While HMR is incredibly powerful, implementing it safely in a high-performance, statically-typed systems language is a major challenge. Many implementations are ad-hoc or rely on the specific dynamics of interpreted languages. Ribbon, by contrast, is designed from the ground up to make hot reloading a first-class, type-safe, and user-controlled process.

This is achieved by combining several of Ribbon’s core features:

  • Structured State via Composable Allocators: The biggest challenge in HMR is knowing where the application’s state lives. In Ribbon, state isn’t just scattered randomly in memory. It’s managed by Composable Allocation Strategies. By using special “migratable allocators” during development, the runtime knows exactly which memory regions belong to which version of a module.

  • Migration as a Handled Effect: Ribbon doesn’t use a magical, black-box process for migration. Instead, it leverages Algebraic Effects. When a module is reloaded, the runtime prompts an effect that essentially asks the application: “I have new code for this module. How would you like to migrate the old state to the new state?”

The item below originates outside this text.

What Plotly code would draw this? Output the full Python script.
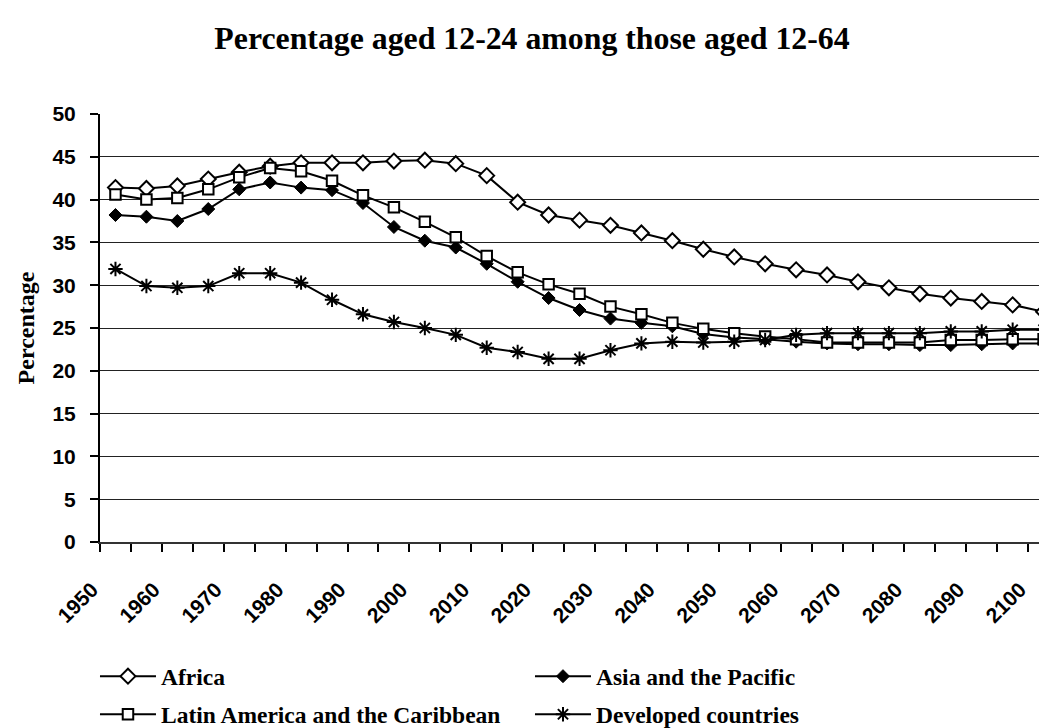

  • User-Defined, Type-Safe Logic: The developer provides a handler for this migration effect. You write a standard Ribbon function that takes the old state and returns the new state. For simple, non-breaking changes (like adding a non-public function), the compiler can generate this handler automatically. For more complex changes (like renaming a struct field), the compiler will guide you to write a migrate function, ensuring the transformation is explicit and type-safe.

  • Safety First: Ribbon’s system is designed to be robust. To avoid the complexity of migrating live call stacks, the runtime performs a “stop-the-world” check. If any thread is actively running code from a module being reloaded, the migration is safely aborted, and the system falls back to a fast restart. This guarantees stability, ensuring that a hot reload can never corrupt the application’s state.

By leveraging these modern concepts and systems together, Ribbon takes a feature often associated with dynamic languages and integrates it deeply into its static type system. It transforms hot reloading from a fragile, ad-hoc hack into a structured, predictable, and powerful tool for building complex systems.